The 250 mg of material contained 5 mg of CBD. Presumably the 5 mg of CBD that Kombinat Konopny said was present was naturally occurring or else it would have fallen foul of cannabinoid extractions still being considered novel. This could perhaps indicate the material was hemp flower, as that tends to be the part of the plant with the highest cannabinoid content.
As for the remaining parts, the EU novel food catalogue unhelpfully states only that “some products derived from the Cannabis sativa plant or plant parts such as seeds, seed oil, hemp seed flour, [and] defatted hemp seed have a history of consumption in the EU and therefore are not novel” without clearly defining what those parts are beyond the examples given.
So, it could be understood that only the parts listed in the entry are considered not novel. However, the Polish court saw things differently.

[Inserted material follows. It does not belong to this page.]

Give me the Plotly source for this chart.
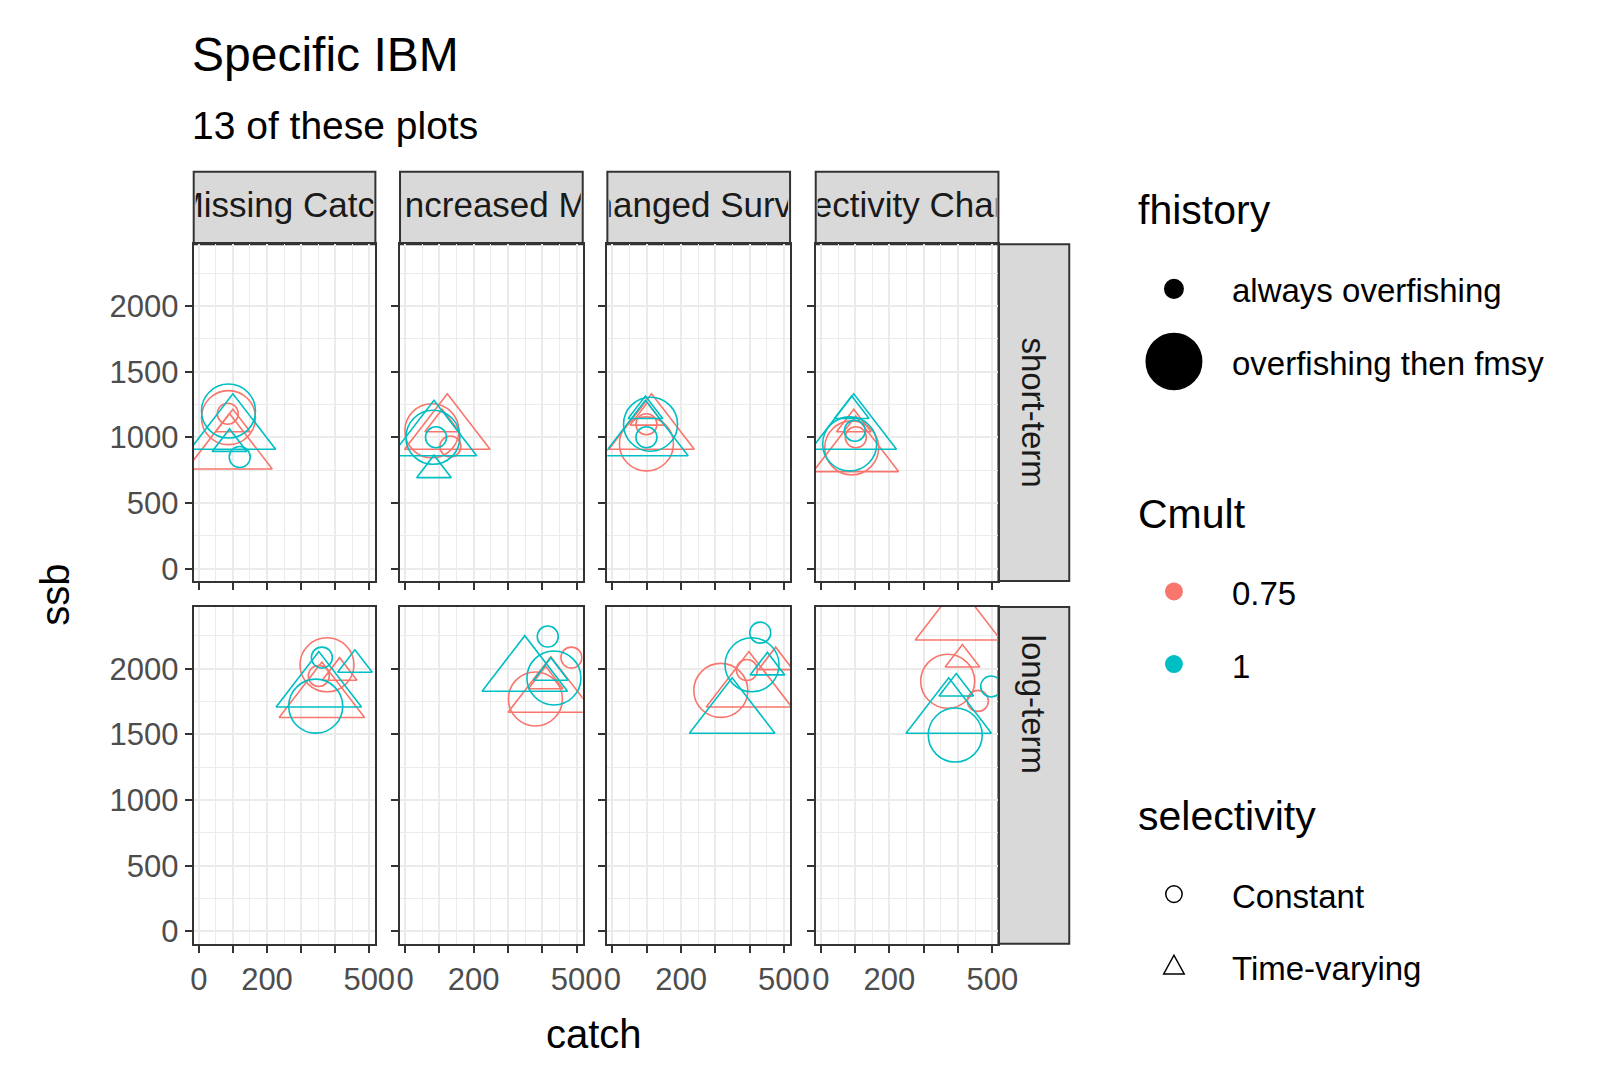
import plotly.graph_objects as go
from plotly.subplots import make_subplots

W, H = 1615, 1065
S = 1615 / 1551  # reference measured at display scale
red, cyan = "#F8766D", "#00BFC4"

scenarios = ["Missing Catch", "Increased M", "Changed Survey", "Selectivity Change"]
horizons = ["short-term", "long-term"]
# order of points in each panel: (Cmult, fhistory, selectivity)
p_cmult = ["0.75", "0.75", "0.75", "0.75", "1", "1", "1", "1"]
p_fhist = ["then", "then", "always", "always", "then", "then", "always", "always"]
p_sel = ["Constant", "Time-varying", "Constant", "Time-varying"] * 2

catch = {
    ("short-term", 0): [87, 90, 85, 100, 87, 100, 120, 90],
    ("short-term", 1): [78, 123, 132, 108, 81, 84, 90, 84],
    ("short-term", 2): [99, 114, 99, 102, 111, 96, 99, 96],
    ("short-term", 3): [90, 102, 102, 96, 84, 96, 99, 90],
    ("long-term", 0): [376, 361, 352, 413, 343, 352, 361, 458],
    ("long-term", 1): [380, 425, 485, 410, 434, 349, 416, 425],
    ("long-term", 2): [316, 398, 392, 476, 407, 349, 431, 452],
    ("long-term", 3): [370, 400, 458, 413, 392, 373, 497, 395],
}
ssb = {
    ("short-term", 0): [1150, 900, 1180, 1100, 1200, 1050, 850, 950],
    ("short-term", 1): [1050, 1050, 930, 1100, 1000, 1000, 1000, 750],
    ("short-term", 2): [950, 1050, 1100, 1150, 1100, 1000, 1000, 1200],
    ("short-term", 3): [920, 880, 1000, 1100, 950, 1050, 1050, 1200],
    ("long-term", 0): [2030, 1770, 1945, 1970, 1715, 1850, 2085, 2030],
    ("long-term", 1): [1770, 1810, 2085, 1905, 1930, 1970, 2245, 1970],
    ("long-term", 2): [1835, 1850, 1990, 2050, 2030, 1650, 2275, 2010],
    ("long-term", 3): [1905, 2360, 1755, 2070, 1495, 1650, 1865, 1850],
}

xt_vals = [0, 100, 200, 300, 400, 500]
xt_text = ["0", "", "200", "", "", "500"]
yt_vals = [0, 500, 1000, 1500, 2000]

px_cols = [(178 * S, 355 * S), (379 * S, 557 * S), (581 * S, 759 * S), (784 * S, 962 * S)]
px_rows = [(228 * S, 553 * S), (578 * S, 903 * S)]

fig = make_subplots(rows=2, cols=4)
font = "Liberation Sans, Arial, sans-serif"

for r, hz in enumerate(horizons):
    for c in range(4):
        xs, ys = catch[(hz, c)], ssb[(hz, c)]
        for i in range(8):
            col = red if p_cmult[i] == "0.75" else cyan
            big = p_fhist[i] == "then"
            if p_sel[i] == "Constant":
                sym, sz = "circle-open", (54 if big else 21)
            else:
                sym, sz = "triangle-up-open", (74 if big else 30)
            fig.add_trace(go.Scatter(x=[xs[i]], y=[ys[i]], mode="markers", showlegend=False,
                                     marker=dict(symbol=sym, size=sz, color=col, line=dict(width=1.6, color=col))),
                          row=r + 1, col=c + 1)
        x0, x1 = px_cols[c]
        y0, y1 = px_rows[r]
        fig.update_xaxes(domain=[x0 / W, x1 / W], range=[-15, 518], row=r + 1, col=c + 1,
                         tickvals=xt_vals, ticktext=xt_text if r == 1 else [""] * 6,
                         showticklabels=(r == 1))
        fig.update_yaxes(domain=[1 - y1 / H, 1 - y0 / H], range=[-95, 2470], row=r + 1, col=c + 1,
                         tickvals=yt_vals, showticklabels=(c == 0))

fig.update_xaxes(showline=True, mirror=True, linecolor="#333333", linewidth=2, ticks="outside",
                 ticklen=7, tickwidth=2, tickcolor="#333333", gridcolor="#EBEBEB", gridwidth=2,
                 minor=dict(dtick=50, showgrid=True, gridcolor="#EBEBEB", gridwidth=1),
                 zeroline=False, tickfont=dict(size=31, color="#4D4D4D"))
fig.update_yaxes(showline=True, mirror=True, linecolor="#333333", linewidth=2, ticks="outside",
                 ticklen=7, tickwidth=2, tickcolor="#333333", gridcolor="#EBEBEB", gridwidth=2,
                 minor=dict(dtick=250, showgrid=True, gridcolor="#EBEBEB", gridwidth=1),
                 zeroline=False, tickfont=dict(size=31, color="#4D4D4D"))

shapes, anns = [], []

# strip labels: text traces on their own hidden axes so they are clipped to the strip
for c, name in enumerate(scenarios):
    x0, x1 = px_cols[c]
    shapes.append(dict(type="rect", xref="paper", yref="paper", x0=x0 / W, x1=x1 / W,
                       y0=1 - 228 * S / H, y1=1 - 158 * S / H, fillcolor="#D9D9D9",
                       line=dict(color="#333333", width=2), layer="below"))
    k = 9 + c
    fig.add_trace(go.Scatter(x=[0.5], y=[0.5], mode="text", text=[name], cliponaxis=True,
                             textfont=dict(size=35, color="#1A1A1A"), hoverinfo="skip",
                             showlegend=False, xaxis=f"x{k}", yaxis=f"y{k}"))
    fig.update_layout(**{
        f"xaxis{k}": dict(domain=[(x0 + 2) / W, (x1 - 2) / W], range=[0, 1], visible=False,
                          anchor=f"y{k}", showgrid=False),
        f"yaxis{k}": dict(domain=[1 - 227 * S / H, 1 - 159 * S / H], range=[0, 1], visible=False,
                          anchor=f"x{k}", showgrid=False),
    })
for r, hz in enumerate(horizons):
    y0, y1 = px_rows[r]
    shapes.append(dict(type="rect", xref="paper", yref="paper", x0=962 * S / W, x1=1031 * S / W,
                       y0=1 - y1 / H, y1=1 - y0 / H, fillcolor="#D9D9D9",
                       line=dict(color="#333333", width=2), layer="below"))
    anns.append(dict(text=hz, x=996 * S / W, y=1 - (y0 + y1) / 2 / H, xref="paper", yref="paper",
                     showarrow=False, textangle=90, font=dict(size=33, color="#1A1A1A")))

def text(t, x, y, size, xanchor="left", angle=0):
    anns.append(dict(text=t, x=x * S / W, y=1 - y * S / H, xref="paper", yref="paper", showarrow=False,
                     xanchor=xanchor, yanchor="middle", textangle=angle,
                     font=dict(size=size, color="black")))

text("Specific IBM", 174, 45, 48)
text("13 of these plots", 174, 113, 39)
text("catch", 568, 990, 40, xanchor="center")
text("ssb", 42, 566, 40, xanchor="center", angle=-90)

text("fhistory", 1096, 195, 41)
text("always overfishing", 1188, 273, 33)
text("overfishing then fmsy", 1188, 343, 33)
text("Cmult", 1096, 488, 41)
text("0.75", 1188, 565, 33)
text("1", 1188, 635, 33)
text("selectivity", 1096, 780, 41)
text("Constant", 1188, 857, 33)
text("Time-varying", 1188, 927, 33)

def dot(cx, cy, rad, fill, line):
    cx, cy, rad = cx * S, cy * S, rad * S
    shapes.append(dict(type="circle", xref="paper", yref="paper",
                       x0=(cx - rad) / W, x1=(cx + rad) / W, y0=1 - (cy + rad) / H, y1=1 - (cy - rad) / H,
                       fillcolor=fill, line=dict(color=line, width=1.5)))

dot(1133, 271, 9, "black", "black")
dot(1133, 341, 27, "black", "black")
dot(1133, 563, 8, red, red)
dot(1133, 633, 8, cyan, cyan)
dot(1133, 855, 8, "rgba(0,0,0,0)", "black")
def px(x, y):
    return x * S / W, 1 - y * S / H
ax, ay = px(1123, 932)
bx, by = px(1143, 932)
tx, ty = px(1133, 914)
shapes.append(dict(type="path", xref="paper", yref="paper",
                   path=f"M {ax} {ay} L {bx} {by} L {tx} {ty} Z", line=dict(color="black", width=1.5)))

fig.update_layout(width=W, height=H, margin=dict(l=0, r=0, t=0, b=0), plot_bgcolor="white",
                  paper_bgcolor="white", shapes=shapes, annotations=anns,
                  font=dict(family=font), showlegend=False)
fig.write_html("out.html")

Outside of that confusion, many of the various decisions taken by regulators on the use of flowers have been for reasons other than whether an ingestible product made from non-seed hemp parts should be considered a novel food. For example, court decisions on the legality of hemp flowers as an ingestible product in Germany have revolved around the flowers’ potential intoxicating characteristics and whether that meant the product might be abused.
Meanwhile, the recently overturned ban in France on the sale of flowers to consumers and their consumption was based on grounds of public health and public order concerns. This was due to the health impact of the flowers being smoked as well as the difficulties police forces would have in separating legal hemp flower products from illegal cannabis flower products.
Generally speaking, regulators have taken a dim view on the sale of products made from hemp flowers. This is seemingly one of the first times the question of ingestion being deemed novel has been considered. What impact it will have—particularly given that the case must go back to the lower court for reassessment—remains to be seen.